Иезуитская коллегия в Маниле, носившая громкое название «Муниципального Атенеума», считалась в то время лучшим учебным заведением Филиппин.

Активные участники захвата и покорения Филиппин, отцы-иезуиты утратили к этому времени свое былое могущество и должны были завоевывать влияние заново. Еще в 1767 году, одновременно с изгнанием иезуитского ордена из Испании, иезуиты были изгнаны и с Филиппин. Колониальные власти получили распоряжение конфисковать все земли и имущество иезуитского ордена на островах и насильно выслать иезуитов с архипелага. В случае сопротивления, приказано было поступать с ними как с мятежниками.

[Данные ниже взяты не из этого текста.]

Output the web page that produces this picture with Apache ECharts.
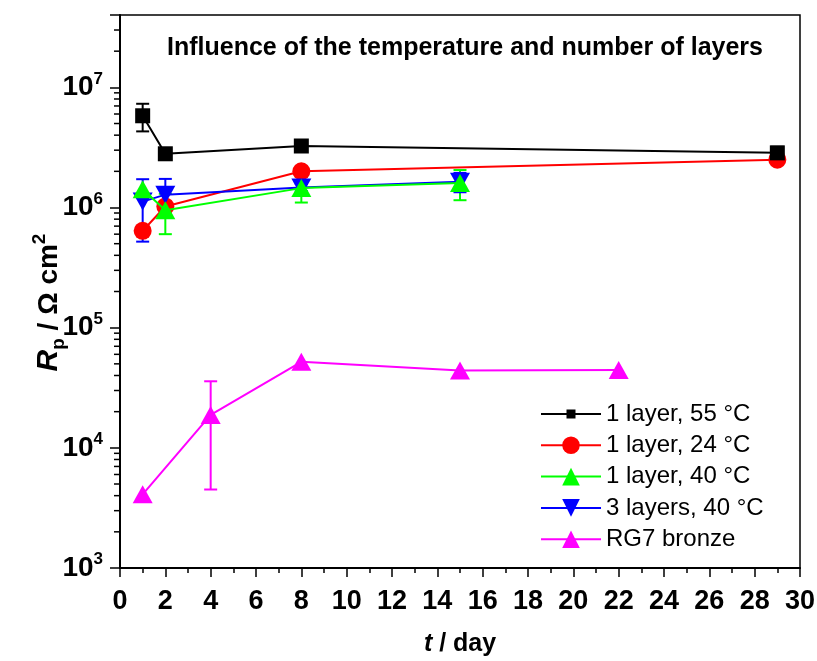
<!DOCTYPE html>
<html><head><meta charset="utf-8">
<script src="https://cdn.jsdelivr.net/npm/echarts@6/dist/echarts.min.js"></script>
<style>html,body{margin:0;padding:0;background:#fff}#c{width:817px;height:661px}</style>
</head><body><div id="c"></div>
<script>
// ---- data ----
const seriesNames = ['1 layer, 55 °C', '1 layer, 24 °C', '1 layer, 40 °C', '3 layers, 40 °C', 'RG7 bronze'];
const days55 = [1, 2, 8, 29];
const rp55 = [5.8e6, 2.8e6, 3.25e6, 2.85e6];
const err55 = [1.5e6, 0, 0.3e6, 0.35e6];
const days24 = [1, 2, 8, 29];
const rp24 = [6.4e5, 1.02e6, 2.0e6, 2.5e6];
const err24 = [0, 0, 0, 0];
const days40 = [1, 2, 8, 15];
const rp40 = [1.42e6, 9.5e5, 1.45e6, 1.6e6];
const err40 = [0, 3.5e5, 3.5e5, 4.5e5];
const days3L = [1, 2, 8, 15];
const rp3L = [1.12e6, 1.28e6, 1.47e6, 1.64e6];
const err3L = [6.0e5, 4.5e5, 1.0e5, 3.0e5];
const daysRG7 = [1, 4, 8, 15, 22];
const rpRG7 = [4.1e3, 1.88e4, 5.2e4, 4.4e4, 4.45e4];
const errRG7Low = [0, 1.43e4, 0, 0, 0];
const errRG7High = [0, 1.7e4, 0, 0, 0];
const xTickLabels = ['0','2','4','6','8','10','12','14','16','18','20','22','24','26','28','30'];
const yMinorTickValues = [2e3,3e3,4e3,5e3,6e3,7e3,8e3,9e3,2e4,3e4,4e4,5e4,6e4,7e4,8e4,9e4,2e5,3e5,4e5,5e5,6e5,7e5,8e5,9e5,2e6,3e6,4e6,5e6,6e6,7e6,8e6,9e6,2e7,3e7];
const titleText = 'Influence of the temperature and number of layers';

// ---- chart ----
const FONT = "'Liberation Sans', Arial, sans-serif";
const colors = ['#000000', '#ff0000', '#00ff00', '#0000ff', '#ff00ff'];
const symbols = ['rect', 'circle', 'triangle', 'path://M0,0L20,0L10,18Z', 'triangle'];
const sizes = [15, 18, [20, 18], [20, 18], [20, 18]];
const zLevels = [8, 4, 6, 5, 7];
const dayArr = [days55, days24, days40, days3L, daysRG7];
const valArr = [rp55, rp24, rp40, rp3L, rpRG7];
const lowArr = [err55, err24, err40, err3L, errRG7Low];
const highArr = [err55, err24, err40, err3L, errRG7High];

function errRender(color) {
  return function (params, api) {
    const x = api.value(0), lo = api.value(1), hi = api.value(2);
    const pl = api.coord([x, lo]), ph = api.coord([x, hi]);
    const hw = 6.5, st = {stroke: color, lineWidth: 2};
    return {type: 'group', children: [
      {type: 'line', shape: {x1: ph[0], y1: ph[1], x2: pl[0], y2: pl[1]}, style: st},
      {type: 'line', shape: {x1: ph[0] - hw, y1: ph[1], x2: ph[0] + hw, y2: ph[1]}, style: st},
      {type: 'line', shape: {x1: pl[0] - hw, y1: pl[1], x2: pl[0] + hw, y2: pl[1]}, style: st}
    ]};
  };
}

const series = [];
[0, 1, 2, 3, 4].forEach(function (i) {
  const errData = [];
  dayArr[i].forEach(function (d, k) {
    if (lowArr[i][k] > 0 || highArr[i][k] > 0) {
      errData.push([d, valArr[i][k] - lowArr[i][k], valArr[i][k] + highArr[i][k]]);
    }
  });
  if (errData.length) {
    series.push({
      type: 'custom', name: seriesNames[i] + ' err', data: errData,
      encode: {x: 0, y: [1, 2]}, renderItem: errRender(colors[i]), z: 2, silent: true
    });
  }
  series.push({
    type: 'line', name: seriesNames[i],
    data: dayArr[i].map(function (d, k) { return [d, valArr[i][k]]; }),
    symbol: symbols[i], symbolSize: sizes[i], showSymbol: true,
    color: colors[i],
    lineStyle: {color: colors[i], width: 2},
    itemStyle: {color: colors[i]},
    z: zLevels[i]
  });
});

// y minor ticks (log decades)
series.push({
  type: 'custom', name: 'yminor', silent: true,
  data: yMinorTickValues.map(function (v) { return [0, v]; }),
  encode: {x: 0, y: 1},
  renderItem: function (params, api) {
    const p = api.coord([0, api.value(1)]);
    return {type: 'line', shape: {x1: p[0] - 6, y1: p[1], x2: p[0], y2: p[1]}, style: {stroke: '#000', lineWidth: 1.5}};
  },
  z: 10
});

const squareIcon = 'path://M0,0h0.01v0.01h-0.01Z M59.99,21.99h0.01v0.01h-0.01Z M0,10h60v2h-60Z M25.5,6.5h9v9h-9Z';

const chart = echarts.init(document.getElementById('c'), null, {renderer: 'canvas'});
chart.setOption({
  animation: false,
  backgroundColor: '#ffffff',
  title: {
    text: titleText, left: 460, textAlign: 'center', top: 31,
    textStyle: {fontFamily: FONT, fontSize: 25, fontWeight: 'bold', color: '#000'}
  },
  grid: {left: 120, right: 17, top: 15, bottom: 93, show: true, borderColor: '#000', borderWidth: 1.5,
    backgroundColor: 'transparent', outerBoundsMode: 'none', containLabel: false},
  legend: {
    data: [{name: seriesNames[0], icon: squareIcon}, seriesNames[1], seriesNames[2], seriesNames[3], seriesNames[4]],
    orient: 'vertical', left: 535, top: 397,
    itemWidth: 60, itemHeight: 22, itemGap: 7.3,
    textStyle: {fontFamily: FONT, fontSize: 24, color: '#000', lineHeight: 18}
  },
  xAxis: {
    type: 'value', min: 0, max: 30, interval: 2,
    name: '{i|t} / day', nameLocation: 'middle', nameGap: 64, nameMoveOverlap: false,
    nameTextStyle: {fontFamily: FONT, fontSize: 25, fontWeight: 'bold', color: '#000',
      rich: {i: {fontFamily: FONT, fontSize: 25, fontWeight: 'bold', fontStyle: 'italic', color: '#000'}}},
    axisLine: {lineStyle: {color: '#000', width: 2}},
    axisTick: {length: 9, lineStyle: {color: '#000', width: 1.5}},
    minorTick: {show: true, splitNumber: 2, length: 5, lineStyle: {color: '#000', width: 1.5}},
    splitLine: {show: false},
    axisLabel: {
      margin: 20, fontFamily: FONT, fontSize: 27, fontWeight: 'bold', color: '#000',
      formatter: function (v) { return xTickLabels[Math.round(v / 2)]; }
    }
  },
  yAxis: {
    type: 'log', logBase: 10, min: 1000, max: 4e7,
    name: '{i|R}{sub|p} / Ω cm{sup|2}', nameLocation: 'middle', nameRotate: 90, nameGap: 52, nameMoveOverlap: false,
    nameTextStyle: {fontFamily: FONT, fontSize: 28, fontWeight: 'bold', color: '#000', lineHeight: 38,
      padding: [0, 22, 0, 0],
      rich: {
        i: {fontFamily: FONT, fontSize: 30, fontWeight: 'bold', fontStyle: 'italic', color: '#000', lineHeight: 38},
        sub: {fontFamily: FONT, fontSize: 19, fontWeight: 'bold', color: '#000', verticalAlign: 'bottom'},
        sup: {fontFamily: FONT, fontSize: 19, fontWeight: 'bold', color: '#000', verticalAlign: 'top'}
      }},
    axisLine: {lineStyle: {color: '#000', width: 2}},
    axisTick: {length: 10, lineStyle: {color: '#000', width: 1.5}},
    splitLine: {show: false},
    axisLabel: {
      margin: 17, fontFamily: FONT, fontSize: 28, fontWeight: 'bold', color: '#000', lineHeight: 34,
      formatter: function (v) {
        const e = Math.log10(v);
        if (Math.abs(e - Math.round(e)) > 1e-6) return '';
        return '10{sup|' + Math.round(e) + '}';
      },
      rich: {sup: {fontFamily: FONT, fontSize: 17, fontWeight: 'bold', color: '#000', verticalAlign: 'top'}}
    }
  },
  series: series
});
</script>
</body></html>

Говорят, что вследствие попустительства властей иезуитам все же удалось вывезти свои сокровища. Но стоимость конфискованной недвижимости превысила 3,3 миллиона песо, сумму по тому времени — огромную.

Королевским указом 1852 года иезуиты были вновь допущены на Филиппины, но вернуть былое величие им уже не удалось. Их бывшие приходы захватили другие монашеские ордена. Громадные поместья, взятые в казну, разделили между собой испанские помещики и монахи. Монашеские ордена, всегда соперничавшие между собой, очень неодобрительно смотрели на возвращение иезуитов и вовсе не склонны были уступать им свою долю в грабеже филиппинского населения.

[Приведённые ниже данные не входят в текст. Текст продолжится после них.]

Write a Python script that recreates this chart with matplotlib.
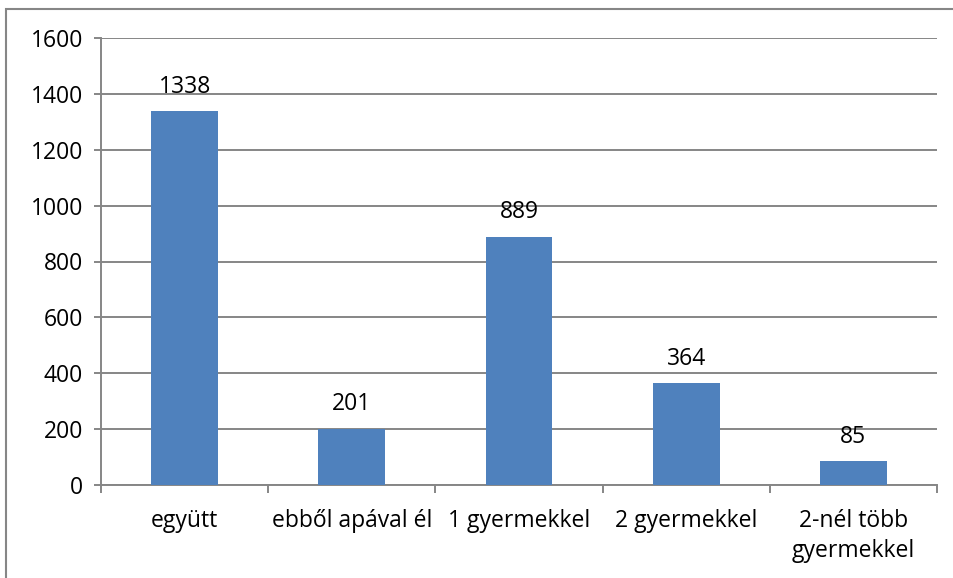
import matplotlib.pyplot as plt
from matplotlib.patches import Rectangle
import numpy as np

categories = ['együtt', 'ebből apával él', '1 gyermekkel', '2 gyermekkel', '2-nél több\ngyermekkel']
values = [1338, 201, 889, 364, 85]
y_ticks = [0, 200, 400, 600, 800, 1000, 1200, 1400, 1600]

plt.rcParams['font.family'] = ['Open Sans', 'DejaVu Sans']
gray = '#868686'
fs = 16.5

fig = plt.figure(figsize=(9.54, 5.78), dpi=100)
ax = fig.add_axes([101 / 954, 93 / 578, 836 / 954, 447 / 578])

# keret a diagram körül
fig.patches.append(Rectangle((6 / 954, -0.1), 1.2, (578 - 9) / 578 + 0.1,
                             transform=fig.transFigure, fill=False,
                             edgecolor=gray, linewidth=1.5))

x = np.arange(len(categories))
bars = ax.bar(x, values, width=0.4, color='#4F81BD', zorder=3)

for xi, v in zip(x, values):
    ax.annotate(str(v), (xi, v), xytext=(0, 9), textcoords='offset points',
                ha='center', va='bottom', fontsize=fs)

ax.set_xlim(-0.5, len(categories) - 0.5)
ax.set_ylim(0, 1600)
ax.set_yticks(y_ticks)
ax.tick_params(axis='y', labelsize=fs, length=5, color=gray, width=1.4, pad=8)
ax.yaxis.grid(True, color=gray, linewidth=1.4, zorder=0)

ax.set_xticks(np.arange(len(categories) + 1) - 0.5)
ax.set_xticklabels([])
ax.set_xticks(x, minor=True)
ax.set_xticklabels(categories, minor=True, fontsize=fs, linespacing=1.35)
ax.tick_params(axis='x', which='major', length=6, color=gray, width=1.4)
ax.tick_params(axis='x', which='minor', length=0, pad=17)

for s in ['top', 'right']:
    ax.spines[s].set_visible(False)
for s in ['left', 'bottom']:
    ax.spines[s].set_color(gray)
    ax.spines[s].set_linewidth(1.4)

plt.savefig('out.png', dpi=100)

Восстановление иезуитского ордена в Европе в XIX веке было продиктовано стремлением католической церкви и колеблющихся королевских тронов использовать это испытанное орудие реакции. Открывая иезуитам доступ в колонии, королевская власть Испании рассчитывала использовать их для идеологической обработки филиппинского населения, для внедрения в мозги юношества чувства лояльности к «родине» — Испании и к «святой католической церкви».

Иезуитам было запрещено владеть приходами и землями на всем архипелаге, кроме крупного южного острова Минданоо, сравнительно недавно окончательно покоренного Испанией; зато им было поручено школьное дело.

Иезуиты с громадным искусством пытались использовать эту работу для распространения своего влияния на филиппинскую буржуазно-помещичью интеллигенцию. Очень характерна в этом отношении была постановка учебного дела в манильском «Атенеуме». В поисках популярности среди зажиточных слоев отцы-иезуиты обратились к некоторым передовым для Филиппин и мало практиковавшимся там педагогическим методам. Они демонстративно старались не делать различий между мальчиками, к какой бы национальности те ни принадлежали. Против всякого обыкновения, предпочтение отдавалось не испанскому происхождению ученика, а его развитию и знаниям. Этими, более тонкими, методами иезуитам удавалось искуснее подавлять растущие национальные идеи и недовольство испанским господством.